Average Python package is 2212.6 (average) / 507 (median) = 4.4x larger (for lines of code, as I suspected). I think that might inform discussion about e.g. documentation, if/since Julia packages are smaller, and you tend to use more and compose, rather than one of few bigger in Python. I’m not complaining (just an observation), all else equal, packages should be smaller, for code, though no min. limit on docs.
Largest Julia package is though way larger at 264,115 lines, 5.5x larger 2.2x larger (compared to Python code in root, at 118,793 lines, see comment below). Hecke.jl is 130,560 lines (not as much autogenerated code?).

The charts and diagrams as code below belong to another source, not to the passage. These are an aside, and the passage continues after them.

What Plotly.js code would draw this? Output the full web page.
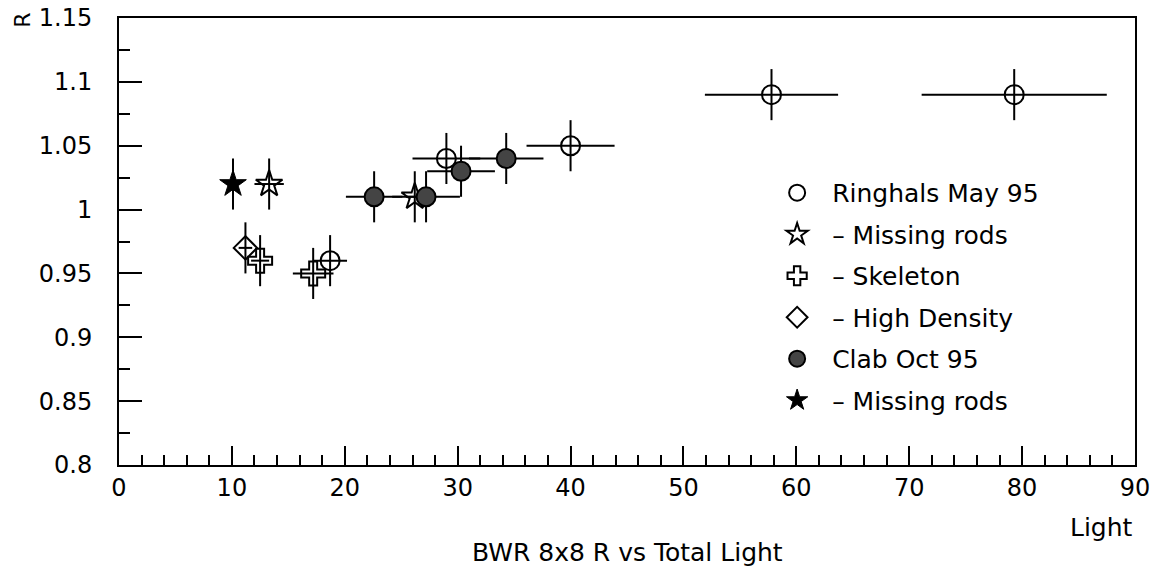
<!DOCTYPE html>
<html>
<head>
<meta charset="utf-8">
<script src="https://cdn.plot.ly/plotly-3.0.1.min.js"></script>
<style>
  html, body { margin: 0; padding: 0; background: #fff; }
  #chart { width: 1160px; height: 567px; }
</style>
</head>
<body>
<div id="chart"></div>
<script>
// Ringhals May 95 (open circles)
const ringhalsX    = [18.7, 29.0, 40.0, 57.8, 79.3];
const ringhalsY    = [0.96, 1.04, 1.05, 1.09, 1.09];
const ringhalsXErr = [1.5, 3.0, 3.9, 5.9, 8.2];
const ringhalsYErr = [0.02, 0.02, 0.02, 0.02, 0.02];

// Ringhals - Missing rods (open stars)
const rMissingX    = [13.3, 26.2];
const rMissingY    = [1.02, 1.01];
const rMissingXErr = [1.3, 0.8];
const rMissingYErr = [0.02, 0.02];

// Ringhals - Skeleton (open crosses)
const skeletonX    = [12.5, 17.2];
const skeletonY    = [0.96, 0.95];
const skeletonXErr = [0.8, 1.8];
const skeletonYErr = [0.02, 0.02];

// Ringhals - High Density (open diamond)
const highDensX    = [11.2];
const highDensY    = [0.97];
const highDensXErr = [0.6];
const highDensYErr = [0.02];

// Clab Oct 95 (filled circles)
const clabX    = [22.6, 27.2, 30.3, 34.3];
const clabY    = [1.01, 1.01, 1.03, 1.04];
const clabXErr = [2.5, 3.0, 3.0, 3.3];
const clabYErr = [0.02, 0.02, 0.02, 0.02];

// Clab - Missing rods (filled star)
const cMissingX    = [10.1];
const cMissingY    = [1.02];
const cMissingXErr = [0.5];
const cMissingYErr = [0.02];

const seriesNames = ['Ringhals May 95', '\u2013 Missing rods', '\u2013 Skeleton',
                     '\u2013 High Density', 'Clab Oct 95', '\u2013 Missing rods'];

const FONT = 'DejaVu Sans, Liberation Sans, sans-serif';

function errTrace(name, x, y, xe, ye, marker, grp) {
  return {
    type: 'scatter', mode: 'markers', name: name, x: x, y: y,
    legendgroup: grp,
    error_x: {type: 'data', array: xe, visible: true, color: '#000', thickness: 2, width: 0},
    error_y: {type: 'data', array: ye, visible: true, color: '#000', thickness: 2, width: 0},
    marker: marker, cliponaxis: false
  };
}

const traces = [
  errTrace(seriesNames[0], ringhalsX, ringhalsY, ringhalsXErr, ringhalsYErr,
    {symbol: 'circle-open', size: 19, color: '#000', line: {width: 2, color: '#000'}}, 'g0'),
  errTrace(seriesNames[1], rMissingX, rMissingY, rMissingXErr, rMissingYErr,
    {symbol: 'star-open', size: 20, color: '#000', line: {width: 2, color: '#000'}}, 'g1'),
  errTrace(seriesNames[2], skeletonX, skeletonY, skeletonXErr, skeletonYErr,
    {symbol: 'cross-open', size: 20, color: '#000', line: {width: 2, color: '#000'}}, 'g2'),
  errTrace(seriesNames[3], highDensX, highDensY, highDensXErr, highDensYErr,
    {symbol: 'diamond-open', size: 18, color: '#000', line: {width: 2, color: '#000'}}, 'g3'),
  errTrace(seriesNames[4], clabX, clabY, clabXErr, clabYErr,
    {symbol: 'circle', size: 19, color: '#444', line: {width: 2, color: '#000'}}, 'g4'),
  errTrace(seriesNames[5], cMissingX, cMissingY, cMissingXErr, cMissingYErr,
    {symbol: 'star', size: 20, color: '#000', line: {width: 1, color: '#000'}}, 'g5')
];

const layout = {
  width: 1160, height: 567,
  margin: {l: 119, r: 25, t: 18, b: 102, pad: 0},
  paper_bgcolor: '#fff', plot_bgcolor: '#fff',
  font: {family: FONT, size: 24, color: '#000'},
  showlegend: true,
  legend: {
    x: 0.633, y: 0.66, xanchor: 'left', yanchor: 'top',
    bgcolor: 'rgba(0,0,0,0)', borderwidth: 0,
    font: {family: FONT, size: 25, color: '#000'},
    traceorder: 'grouped', tracegroupgap: 6, itemwidth: 60
  },
  xaxis: {
    range: [0, 90], dtick: 10, tick0: 0,
    showgrid: false, zeroline: false,
    showline: true, linecolor: '#000', linewidth: 2, mirror: true,
    ticks: 'inside', ticklen: 19, tickwidth: 2, tickcolor: '#000',
    tickfont: {family: FONT, size: 24, color: '#000'},
    minor: {dtick: 2, ticks: 'inside', ticklen: 10, tickwidth: 2, tickcolor: '#000', showgrid: false}
  },
  yaxis: {
    range: [0.8, 1.15], dtick: 0.05, tick0: 0.8,
    showgrid: false, zeroline: false,
    showline: true, linecolor: '#000', linewidth: 2, mirror: true,
    ticks: 'inside', ticklen: 23, tickwidth: 2, tickcolor: '#000',
    ticklabelstandoff: 20,
    tickfont: {family: FONT, size: 24, color: '#000'},
    minor: {dtick: 0.025, ticks: 'inside', ticklen: 11, tickwidth: 2, tickcolor: '#000', showgrid: false}
  },
  annotations: [
    {text: 'BWR 8x8 R vs Total Light', xref: 'paper', yref: 'paper', x: 0.5, y: -0.195,
     xanchor: 'center', yanchor: 'middle', showarrow: false, font: {family: FONT, size: 25, color: '#000'}},
    {text: 'Light', xref: 'paper', yref: 'paper', x: 1, y: -0.14,
     xanchor: 'right', yanchor: 'middle', showarrow: false, font: {family: FONT, size: 25, color: '#000'}},
    {text: 'R', xref: 'paper', yref: 'paper', x: -0.095, y: 0.995, textangle: -90,
     xanchor: 'center', yanchor: 'middle', showarrow: false, font: {family: FONT, size: 22, color: '#000'}}
  ]
};

Plotly.newPlot('chart', traces, layout, {displayModeBar: false, staticPlot: true});
</script>
</body>
</html>
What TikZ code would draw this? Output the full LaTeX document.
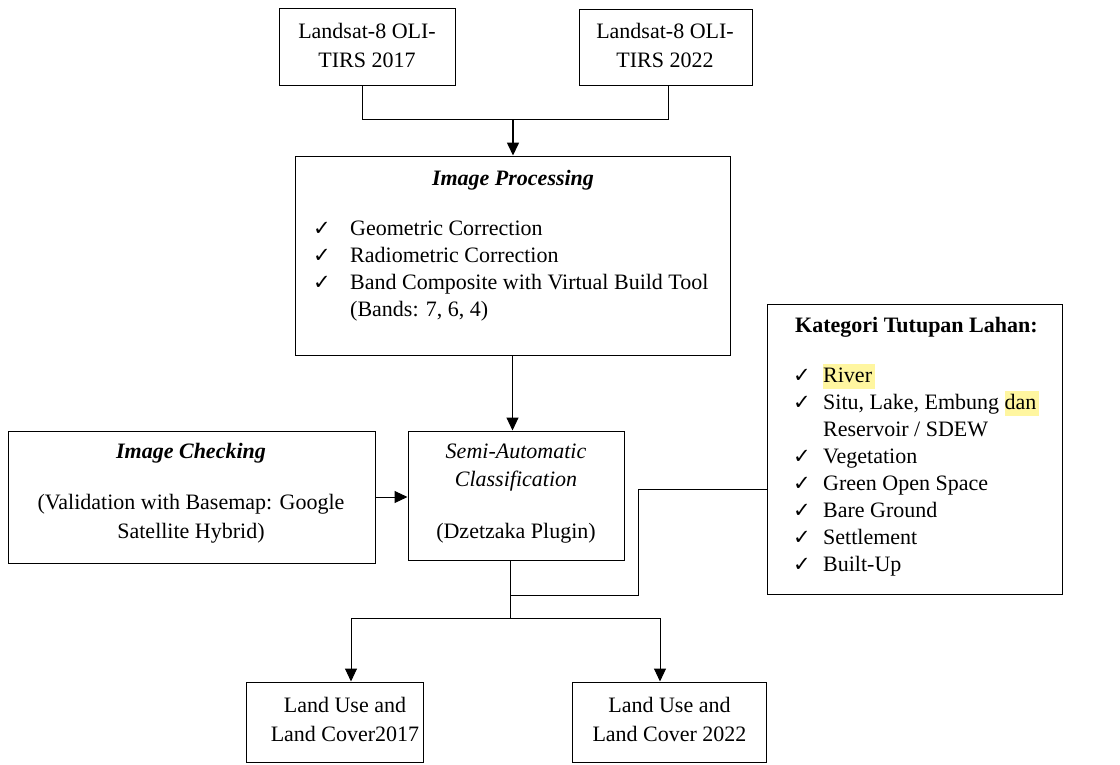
\documentclass[tikz,border=0pt]{standalone}
\usepackage{fontspec}
\setmainfont{Liberation Serif}
\newfontfamily\symfont{DejaVu Sans}
\usetikzlibrary{arrows.meta}
\definecolor{hl}{RGB}{255,246,160}
\newcommand\hlt[1]{{\setlength{\fboxsep}{0pt}\colorbox{hl}{\rule[-7pt]{0pt}{25pt}#1\hspace{3pt}}}}
\begin{document}
\begin{tikzpicture}[x=1pt,y=-1pt,
  box/.style={draw, line width=1pt, inner sep=0pt},
  txt/.style={inner sep=0pt, align=center, font=\fontsize{22}{29}\selectfont},
  ltxt/.style={inner sep=0pt, anchor=west, text height=15pt, text depth=5pt, font=\fontsize{22}{27}\selectfont},
  chk/.style={inner sep=0pt, font=\symfont\fontsize{21}{22}\selectfont},
  ln/.style={line width=1pt},
  arr/.style={line width=1pt, -{Triangle[width=12pt,length=13pt]}}]
\useasboundingbox (0,0) rectangle (1120,764);
% boxes
\node[box, minimum width=176pt, minimum height=77pt] (l17) at (367,46.5) {};
\node[box, minimum width=173pt, minimum height=76pt] (l22) at (665.5,47) {};
\node[box, minimum width=435pt, minimum height=199pt] (proc) at (512.5,255.5) {};
\node[box, minimum width=367pt, minimum height=132pt] (chkbox) at (191.5,497) {};
\node[box, minimum width=216pt, minimum height=129pt] (semi) at (516,495.5) {};
\node[box, minimum width=295pt, minimum height=290pt] (kat) at (914.5,449) {};
\node[box, minimum width=177pt, minimum height=80pt] (lu17) at (334.5,722) {};
\node[box, minimum width=194pt, minimum height=80pt] (lu22) at (669,722) {};
% texts
\node[txt] (t17) at (367,45.5) {Landsat-8 OLI-\\TIRS 2017};
\node[txt] (t22) at (665,45.5) {Landsat-8 OLI-\\TIRS 2022};
\node[txt] (ptitle) at (513,180) {\textbf{\textit{Image Processing}}};
\node[chk] (pc1) at (322,229) {✓};
\node[chk] (pc2) at (322,256) {✓};
\node[chk] (pc3) at (322,283) {✓};
\node[ltxt] (pl1) at (350,230) {Geometric Correction};
\node[ltxt] (pl2) at (350,257) {Radiometric Correction};
\node[ltxt] (pl3) at (350,284) {Band Composite with Virtual Build Tool};
\node[ltxt] (pl4) at (350,311) {(Bands: 7, 6, 4)};
\node[txt] (ctitle) at (191,453) {\textbf{\textit{Image Checking}}};
\node[txt] (ctext) at (191,518.5) {(Validation with Basemap: Google\\Satellite Hybrid)};
\node[txt, font=\fontsize{22}{28}\selectfont] (stitle) at (516,468) {\textit{Semi-Automatic}\\\textit{Classification}};
\node[txt] (stext) at (516,533) {(Dzetzaka Plugin)};
\node[txt] (u17) at (345,719.5) {Land Use and\\Land Cover2017};
\node[txt] (u22) at (669.5,719.5) {Land Use and\\Land Cover 2022};
% kategori
\node[ltxt] (ktitle) at (795,327) {\textbf{Kategori Tutupan Lahan:}};
\foreach \y/\n in {376/1,403/2,457/4,484/5,511/6,538/7,565/8}
  \node[chk] (kc\n) at (802,\y) {✓};
\node[ltxt] (k1t) at (823,377) {\hlt{River}};
\node[ltxt] (k2t) at (823,404) {Situ, Lake, Embung \hlt{dan}};
\node[ltxt] (k3t) at (823,431) {Reservoir / SDEW};
\node[ltxt] (k4t) at (823,458) {Vegetation};
\node[ltxt] (k5t) at (823,485) {Green Open Space};
\node[ltxt] (k6t) at (823,512) {Bare Ground};
\node[ltxt] (k7t) at (823,539) {Settlement};
\node[ltxt] (k8t) at (823,566) {Built-Up};
% connectors
\coordinate (j1) at (513,119);
\coordinate (j2) at (510,618);
\coordinate (j3) at (510,595);
\coordinate (k1) at (638,489);
\draw[ln] ([xshift=-5pt]l17.south) |- ([xshift=2.5pt]l22.south |- j1) -- ([xshift=2.5pt]l22.south);
\draw[arr, line width=1.6pt] (j1) -- (j1 |- proc.north);
\draw[arr] (proc.south) -- (proc.south |- semi.north);
\draw[arr] (chkbox.east) -- (semi.west |- chkbox.east);
\draw[ln] ([xshift=-6pt]semi.south) -- (j2);
\draw[ln] (kat.west |- k1) -- (k1) |- (j3);
\draw[arr] (j2) -| ([xshift=16.5pt]lu17.north);
\draw[arr] (j2) -| ([xshift=-9pt]lu22.north);
\end{tikzpicture}
\end{document}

Both statistics are old, though Python’s may be 8 years old (still interesting to compare to Python of the past), so this might be way too outdated. Do we have similar statistics for Julia, as that page on Python has? And you know of good updated statistics for Python or other languages?
[Biggest doesn’t ring true, TensorFlow, PyToch etc. missing, statistics predating them?]
Total sizes on packages in PyPI amounted to 4.2 GB. Average package size is 161 KB and standard deviation is 1MB.
Minimum and maximum lines were 2 and 47 453 respectively. Number of lines averaged to 2212.6 lines per package and standard deviation was 8729.7
No, that was actually AWSSDK.jl, next-largest AWS.jl also huge (then Hecke.jl, then outdated TensorFlow.jl), I think by now they merged. Julia itself was already excluded, as not a package.
You’re right I should use median, and same for both, for Python, but that’s what I found so I pointed out inconsistency, but I’m not sure it changes much. Yes, better to exclude tests (or compare them separately, or as combined), but I think, not sure both have them in.
To be fair, I don’t know why AWS[SDK].jl is so huge, I suspect autogenerated code and/or comments.
And not sure either why root is so huge (I guess HEP just this complex). And if Python is only 1.6% of it (only 6th largest language, C++ largest share 78.5%) then is it 118793/0.016 = 7 million lines in total?! I updated my top post with that (Python-part) figure.
@ChrisRackauckas Do you know how large SciML is in total (lines of code, or other metric?). I suspect if we count ecosystems, then it is largest. Would be interesting to rerun the stats in the Julia blog post (should be simple, the code for that available). Any guess about the largest “umbrellas”, besides SciML?